BEGIN

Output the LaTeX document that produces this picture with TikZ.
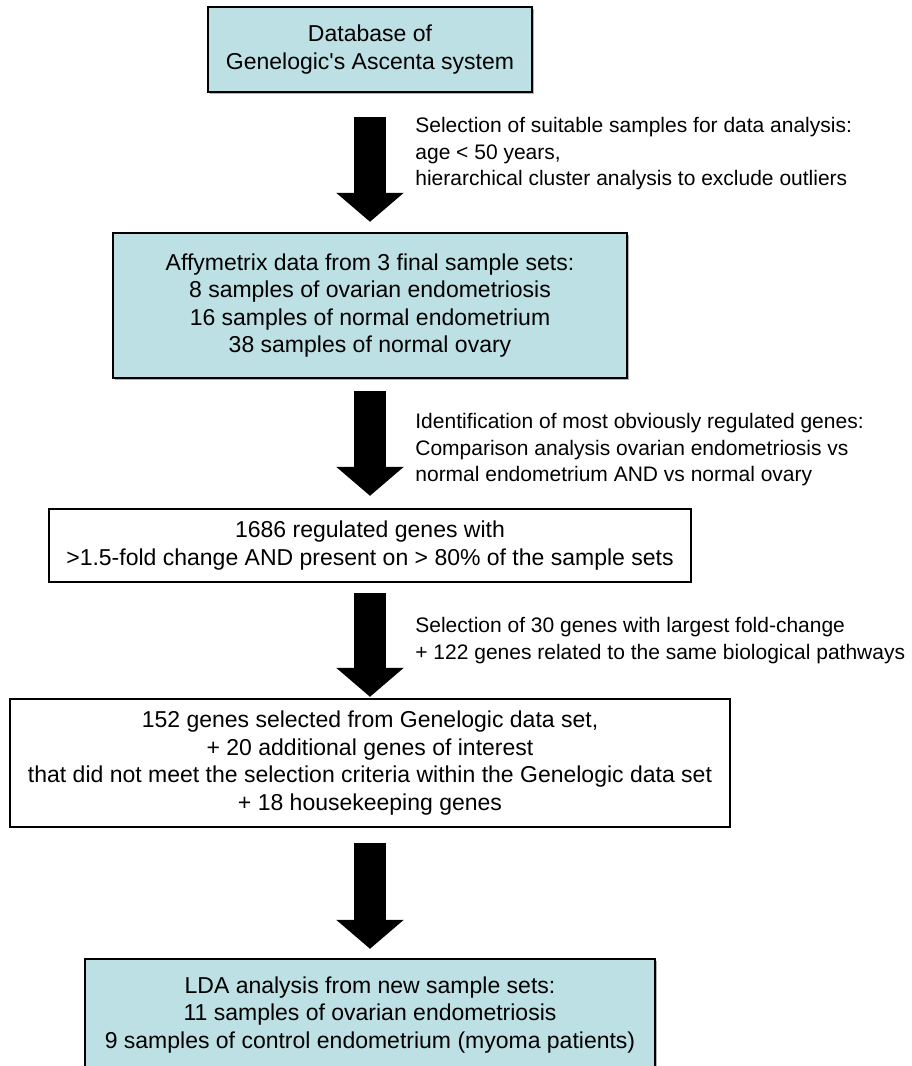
\documentclass[tikz,border=0pt]{standalone}
\usepackage{fontspec}
\setmainfont{Liberation Sans}
\usetikzlibrary{arrows.meta,shadows}
\definecolor{boxteal}{RGB}{188,224,227}
\tikzset{
  stepbox/.style={draw=black, line width=1.2pt, fill=white, align=center, inner sep=0pt,
    font=\fontsize{11.5pt}{13.75pt}\selectfont},
  tealbox/.style={stepbox, fill=boxteal,
    drop shadow={shadow xshift=0.8pt, shadow yshift=-0.8pt, fill=black!30, opacity=1}},
  note/.style={anchor=west, align=left, inner sep=0pt, font=\fontsize{10.5pt}{13.25pt}\selectfont},
  bigarrow/.style={line width=16pt, -{Triangle[width=33pt,length=14.5pt]}}
}
\begin{document}
\begin{tikzpicture}[x=0.5pt, y=-0.5pt]
\useasboundingbox (0,0) rectangle (911,1066);
\clip (0,0) rectangle (911,1066);
% boxes of the flow
\node[tealbox, minimum width=162pt, minimum height=42.5pt] (db) at (370,49.5)
  {Database of\\Genelogic\textquotesingle s Ascenta system};
\node[tealbox, minimum width=257pt, minimum height=72.5pt] (affy) at (370,305.5)
  {Affymetrix data from 3 final sample sets:\\8 samples of ovarian endometriosis\\
   16 samples of normal endometrium\\38 samples of normal ovary};
\node[stepbox, minimum width=321pt, minimum height=36.5pt] (reg) at (370,545.5)
  {1686 regulated genes with\\>1.5-fold change AND present on > 80\% of the sample sets};
\node[stepbox, minimum width=360pt, minimum height=64pt] (sel) at (370,763)
  {152 genes selected from Genelogic data set,\\+ 20 additional genes of interest\\
   that did not meet the selection criteria within the Genelogic data set\\+ 18 housekeeping genes};
\node[tealbox, minimum width=285pt, minimum height=56pt] (lda) at (370,1015)
  {LDA analysis from new sample sets:\\11 samples of ovarian endometriosis\\
   9 samples of control endometrium (myoma patients)};
% block arrows
\draw[bigarrow] ([yshift=-12pt]db.south) -- ([yshift=5pt]affy.north);
\draw[bigarrow] ([yshift=-6pt]affy.south) -- ([yshift=6pt]reg.north);
\draw[bigarrow] ([yshift=-5pt]reg.south) -- ([yshift=0.5pt]sel.north);
\draw[bigarrow] ([yshift=-7.5pt]sel.south) -- ([yshift=4.5pt]lda.north);
% notes beside the arrows
\node[note] (n1) at (415,154) {Selection of suitable samples for data analysis:\\age < 50 years,\\
  hierarchical cluster analysis to exclude outliers};
\node[note] (n2) at (415,450) {Identification of most obviously regulated genes:\\
  Comparison analysis ovarian endometriosis vs\\normal endometrium AND vs normal ovary};
\node[note] (n3) at (415,640.5) {Selection of 30 genes with largest fold-change\\
  + 122 genes related to the same biological pathways};
\end{tikzpicture}
\end{document}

END

=== Work instructions ===
Look through the lines above and collect those with the word "that".

=== Output ===
Output the LaTeX document that produces this picture with TikZ.
   that did not meet the selection criteria within the Genelogic data set\\+ 18 housekeeping genes};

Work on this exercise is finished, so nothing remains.